The use of serious games in commerce is also increasing. they are used to train staff via simulations, and, as in the other domains, popularity is increasing due to the cost benefits. However, commerce is aware that games develop skills needed in everyday life, like confidence in taking risks and improving communication across the organisation. they also take advantage of the fact many new employees understand the concept of games and appreciate the flexibility when carrying out learning exercises.
Games also have a vocational potential. Simulations are used for continuing professional development and training. they may also be useful for young people not in education, employment or training (NeetS). they can act as a safe introduction to various vocational careers – failure is not an issue, in fact it is expected, when learning a game (Squire 2005).
Serious games for informal learning are also proliferating due to increased commissioning. Channel 4, the Parliamentary education Group, DeFrA and the uS government (who held a competition around games for health) are commissioning games to engage and educate young people. they are used because of the high level of gaming that occurs within these age groups, the cost effectiveness and reach that games have. unlike vocational training or formal education there is less direct assessment of the learning that occurs in these games.

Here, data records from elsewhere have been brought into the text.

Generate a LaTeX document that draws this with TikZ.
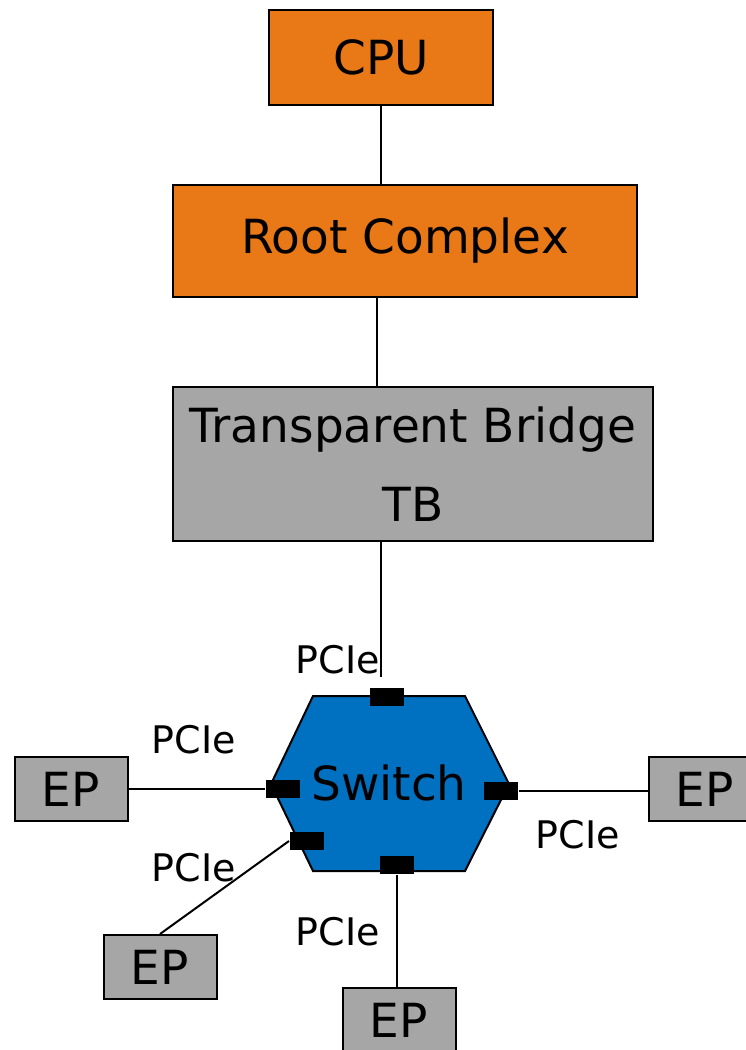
\documentclass[tikz,border=0pt]{standalone}
\usepackage{fontspec}
\setmainfont{DejaVu Sans}
\usepackage{tikz}

\definecolor{rcorange}{HTML}{E97817}
\definecolor{boxgray}{HTML}{A6A6A6}
\definecolor{swblue}{HTML}{0070C0}

\begin{document}
\begin{tikzpicture}[x=1pt, y=-1pt, line width=2pt,
        blk/.style={draw, rectangle, inner sep=0pt, font=\fontsize{47}{79}\selectfont, align=center},
        ep/.style={blk, fill=boxgray, minimum width=113pt, minimum height=64pt},
        port/.style={fill=black, minimum width=34pt, minimum height=18pt, inner sep=0pt},
        lbl/.style={font=\fontsize{38}{40}\selectfont, inner sep=0pt}]
    \useasboundingbox (0,0) rectangle (745,1050);

    % host side
    \node[blk, fill=rcorange, minimum width=224pt, minimum height=95pt] (CPU) at (381,57.5) {CPU};
    \node[blk, fill=rcorange, minimum width=464pt, minimum height=112pt] (RC) at (405,241) {Root Complex};
    \node[blk, fill=boxgray, minimum width=480pt, minimum height=154pt] (TB) at (413,464) {Transparent Bridge\\TB};
    \draw (CPU.south) -- (RC.north -| CPU.south);
    \draw (RC.south -| 377,0) -- (TB.north -| 377,0);

    % switch with its ports
    \draw[fill=swblue] (313,696) -- (465,696) -- (509,784) -- (465,871) -- (313,871) -- (271,784) -- cycle;
    \node[blk, draw=none] (SW) at (389,783) {Switch};
    \node[port] (pT) at (387,697) {};
    \node[port] (pL) at (283,789) {};
    \node[port] (pR) at (501,791) {};
    \node[port] (pLL) at (307,841) {};
    \node[port] (pB) at (397,865) {};
    \coordinate (up) at (381,677);
    \draw (TB.south -| up) -- (up);

    % endpoints
    \node[ep] (EPl) at (71,789) {EP};
    \node[ep] (EPr) at (705,789) {EP};
    \node[ep] (EPll) at (160,967) {EP};
    \node[ep] (EPb) at (399,1020) {EP};
    \draw (EPl.east) -- (pL.west);
    \draw (pR.east) -- (pR.east -| EPr.west);
    \draw (pLL.west) -- (EPll.north);
    \draw (pB.south) -- (pB.south |- EPb.north);

    % link labels
    \node[lbl] (lT) at (338,660) {PCIe};
    \node[lbl] (lL) at (194,740) {PCIe};
    \node[lbl] (lR) at (578,835) {PCIe};
    \node[lbl] (lLL) at (194,868) {PCIe};
    \node[lbl] (lB) at (338,932) {PCIe};
\end{tikzpicture}
\end{document}
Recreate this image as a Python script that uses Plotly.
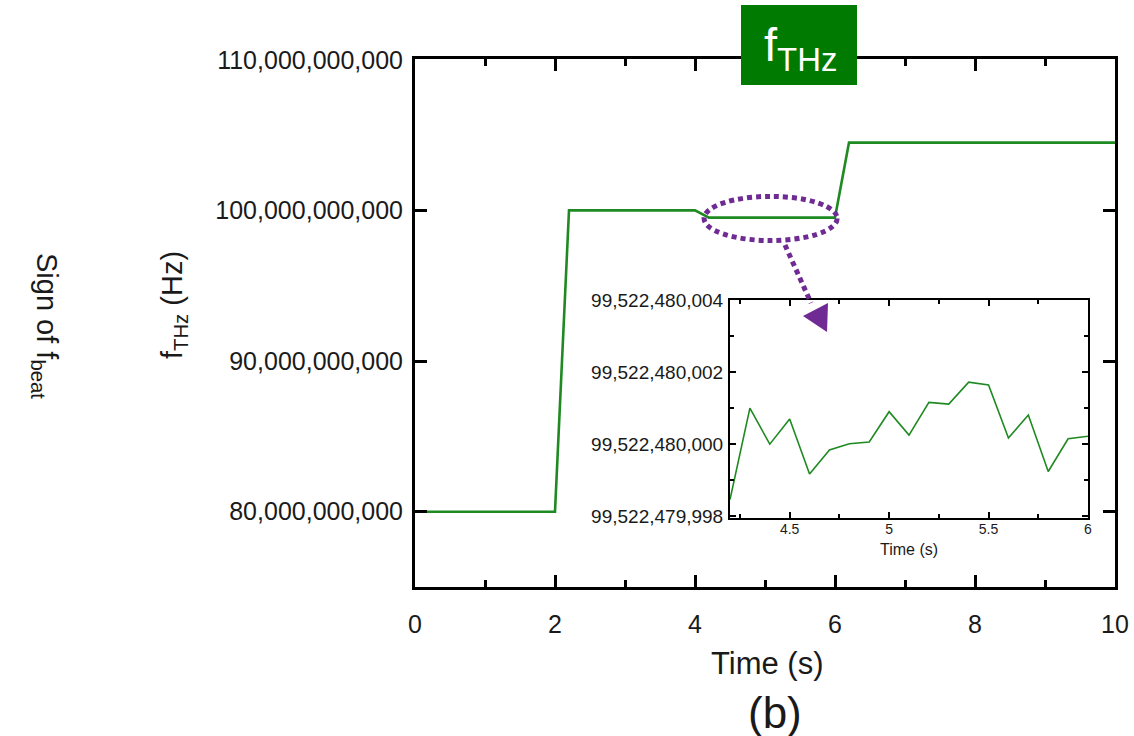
import plotly.graph_objects as go

W, H = 1134, 736

# Frequency of the THz source over the run (s, Hz)
main_time = [0, 2, 2.2, 4, 4.2, 6, 6.2, 10]
main_freq = [80e9, 80e9, 100e9, 100e9, 99522480000.0, 99522480000.0, 104.5e9, 104.5e9]

# Close-up of the locked interval between 4.2 s and 6 s
inset_time = [4.2, 4.3, 4.4, 4.5, 4.6, 4.7, 4.8, 4.9, 5.0, 5.1,
              5.2, 5.3, 5.4, 5.5, 5.6, 5.7, 5.8, 5.9, 6.0]
inset_freq = [99522479998.46, 99522480001.00, 99522480000.00, 99522480000.70,
              99522479999.17, 99522479999.84, 99522480000.01, 99522480000.06,
              99522480000.90, 99522480000.25, 99522480001.16, 99522480001.11,
              99522480001.72, 99522480001.64, 99522480000.17, 99522480000.81,
              99522479999.24, 99522480000.15, 99522480000.22]

main_xticks = [0, 2, 4, 6, 8, 10]
main_xminor = [1, 3, 5, 7, 9]
main_yticks = [80e9, 90e9, 100e9, 110e9]

inset_xticks = [4.5, 5, 5.5, 6]
inset_xminor = [4.25, 4.75, 5.25, 5.75]
inset_yticks = [99522479998, 99522480000, 99522480002, 99522480004]
inset_yminor = [99522479999, 99522480001, 99522480003]

FONT = "Liberation Sans, Arial, sans-serif"
GREEN = "#1f8a22"
PURPLE = "#6f2a93"
INK = "#1a1a1a"


def px(x):
    return x / W


def py(y):
    return 1 - y / H


fig = go.Figure()
fig.add_trace(go.Scatter(x=main_time, y=main_freq, mode="lines",
                         line=dict(color=GREEN, width=2.6),
                         xaxis="x", yaxis="y", showlegend=False))
fig.add_trace(go.Scatter(x=inset_time, y=inset_freq, mode="lines",
                         line=dict(color=GREEN, width=1.6),
                         xaxis="x2", yaxis="y2", showlegend=False))

main_axis = dict(showgrid=False, zeroline=False, showline=True, automargin=False,
                 linecolor="black", linewidth=3, mirror="allticks",
                 ticks="inside", tickcolor="black", tickwidth=3, ticklen=12,
                 tickfont=dict(family=FONT, size=25, color=INK))
inset_axis = dict(showgrid=False, zeroline=False, showline=True, automargin=False,
                  linecolor="black", linewidth=2, mirror="allticks",
                  ticks="inside", tickcolor="black", tickwidth=1.5, ticklen=6)

fig.update_layout(
    width=W, height=H,
    margin=dict(l=0, r=0, t=0, b=0, autoexpand=False),
    paper_bgcolor="white", plot_bgcolor="white",
    xaxis=dict(main_axis, domain=[px(415), px(1115)], range=[0, 10],
               tickmode="array", tickvals=main_xticks,
               minor=dict(tickmode="array", tickvals=main_xminor, ticklen=7,
                          ticks="inside", tickcolor="black", tickwidth=3),
               ticklabelstandoff=13, anchor="y"),
    yaxis=dict(main_axis, domain=[py(587), py(59)], range=[75e9, 110.05e9],
               tickmode="array", tickvals=main_yticks, tickformat=",.0f",
               ticklabelstandoff=4, anchor="x"),
    xaxis2=dict(inset_axis, domain=[px(730), px(1088)], range=[4.2, 6],
                tickmode="array", tickvals=inset_xticks,
                ticktext=["4.5", "5", "5.5", "6"],
                minor=dict(tickmode="array", tickvals=inset_xminor, ticklen=4,
                           ticks="inside", tickcolor="black", tickwidth=1.5),
                tickfont=dict(family=FONT, size=14, color=INK),
                ticklabelstandoff=-3, anchor="y2"),
    yaxis2=dict(inset_axis, domain=[py(518), py(300)],
                range=[99522479997.95, 99522480004.0],
                tickmode="array", tickvals=inset_yticks, tickformat=",.0f",
                minor=dict(tickmode="array", tickvals=inset_yminor, ticklen=4,
                           ticks="inside", tickcolor="black", tickwidth=1.5),
                tickfont=dict(family=FONT, size=19, color=INK),
                ticklabelstandoff=1, anchor="x2"),
)

shapes = [
    # green title badge
    dict(type="rect", xref="paper", yref="paper",
         x0=px(741), x1=px(857), y0=py(85), y1=py(5),
         fillcolor="#007a00", line=dict(width=0), layer="above"),
    # dotted ellipse around the locked segment
    dict(type="circle", xref="x", yref="y",
         x0=4.13, x1=6.03, y0=98.0e9, y1=100.93e9,
         line=dict(color=PURPLE, width=5, dash="5px,4px"), layer="above"),
    # dotted pointer towards the close-up
    dict(type="line", xref="paper", yref="paper",
         x0=px(785), y0=py(245), x1=px(811), y1=py(303),
         line=dict(color=PURPLE, width=5, dash="5px,4px"), layer="above"),
    dict(type="path", xref="paper", yref="paper",
         path=f"M {px(803)} {py(316)} L {px(828)} {py(303)} L {px(827)} {py(332)} Z",
         fillcolor=PURPLE, line=dict(width=0), layer="above"),
]
fig.update_layout(shapes=shapes)


def label(text, x, y, size, angle=0, color=INK):
    fig.add_annotation(text=text, xref="paper", yref="paper",
                       x=px(x), y=py(y), xanchor="center", yanchor="middle",
                       showarrow=False, textangle=angle,
                       font=dict(family=FONT, size=size, color=color))


label("f<sub>THz</sub>", 800, 48, 47, color="white")
label("Time (s)", 767, 663, 31)
label("(b)", 775, 712, 44)
label("f<sub>THz</sub> (Hz)", 174, 305, 29, angle=-90)
label("Sign of f<sub>beat</sub>", 45, 326, 29, angle=90)
label("Time (s)", 909, 549, 16)

fig.write_html("out.html")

Finally, in formal education there are examples such as the Consolarium, or the work of Kurt Squires, where games used with sufficient support are shown to be motivational and an aid to learning high level or complex skills. Some researchers, notably Gee and Shaffer, argue that games, particularly epistemic games that model professional practice, are good for teaching and assessing because the best commercial games provide appropriate challenges, they build on previous information, they require problem solving and critical thinking. this practice has not yet transferred to the classroom. this, they argue, is because games teach and assess 21st century skills, such as problem solving, collaboration, negotiation etc that are not the foundation of the current education system. Currently games are more likely to be used if they can be seen to inspire, or there is a direct link to the curriculum. the latter is more likely if the game can provide appropriate assessment and fits into existing lesson structures. The criterion for using a game is often whether it will make the teacher’s life easier.